Consumer Banking Fraud
For Fraud, you'll notice that there are five examples per use case as this is just an introduction to the topic. Fraud usually occurs in consumer banking when an account is taken over either with credentials and/or access to cards in an illegal manner. Insider threat could also lead to fraud. Keep in mind that these examples indicate that fraud may have occurred due to unusual behavior, but nothing is definite as there be legitimate reasons why the behavior was present. These use cases are here to get the user started on the topic. More examples will be added in a future release.
The next theme is compliance. There are two use cases with examples for compliance.
Compliance
MiFID is a compliance standard in the European nations to ensure that trades get the best possible execution pricing with multiple exchanges among the other things it covers. For Splunk, it usually means making sure that all hosts involved in trading systems have their time settings within a tolerance level of exact time. Wrong time settings could lead to incorrect trade execution and the examples cover this use case.
For Bank Account Compliance, the use case involves multi-channel banking in which after a customer performs a banking transaction, all their accounts with the bank are searched upon with reference data (Splunk lookups) to see if the customer had issues such as negative account balances, dormant accounts, too many accounts, etc. This not only helps the customer with alerts, but it also helps in future audits to stay within the rules that the bank establishes for itself.
The third theme for this Essentials app involves statistics or analytics that can be defined with time series data. In Splunk, most of the time this is done as soon the data is indexed—which is near-real-time—as opposed to other solutions which take an ETL approach for unstructured machine data and can take minutes to hours before results are tabulated. The data sources for these use case usually involve proprietary application log files.
Analytics
Now that we've listed the use cases, let's visit a use case to see how to use the app.
Click on Wire Transfer Fraud from the Introduction page and you'll see all its examples.
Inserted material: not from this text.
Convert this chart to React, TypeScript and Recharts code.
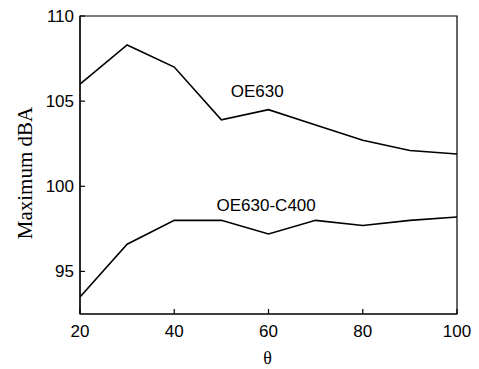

Examples are broken down by how they fit in the Splunk customer journey for operational intelligence. Splunk OI has four levels and examples are placed in one of the levels. The higher the level, the more operational value is obtained.
Let's click on Wire Transfer Fraud Multiple Client IPs. This example shows users, who initiate wire transfer requests from multiple client IPs in less than one minute, which may indicate fraud.
As you notice, each example has a description—why is this important, how to implement, and sample search. The examples also belong to categories used to filter in the previous screen. If you expand the Show Search and click on Show SPL, you'll get a commented description for the sample Splunk search, so that that you can learn how to use this search for your own use. All single search examples in this app have this capability.
Once the sample data search is executed, you can look at the results towards the bottom of the page.
The nature of these results will adjust to outliers, tables, charts, or multiple reports depending on the example. In this example, we see that customer Vera has initiated two wire transfers using different IP addresses in the same minute. This could be fraud. Now, not all examples are outliers. Let's look at this self-explanatory example that shows credit card response time statistics split by subcontractors.
As you can see, the examples vary, but hopefully, they all educate.
The framers of the Essentials Series created a nice feature that allows you to bookmark an example so that it can visited later or called out for other users of the Spunk search head to see. To use it, click on the little box next to any example that enables a bookmark in the examples screen for a use case. Then from the top menu, you can navigate to your bookmarks.
There are some advance uses for these bookmarks, such as involving the use case example in a workflow for your own implementation, but for now, let's try to bookmark use case examples that are interesting.
Hopefully, this Essentials app shows some useful ideas for using Splunk in FSI. As I mentioned, more examples will come out in a future release. Click on as many examples as you wish to find something that may be a nugget for your deployment. If you are not sure on how to use a page, each page in the Essentials app has a tour button on the top right.
I would like to thank Splunkers Domnick Eger and David Veuve for their support for the Splunk Essentials series. Happy Splunking.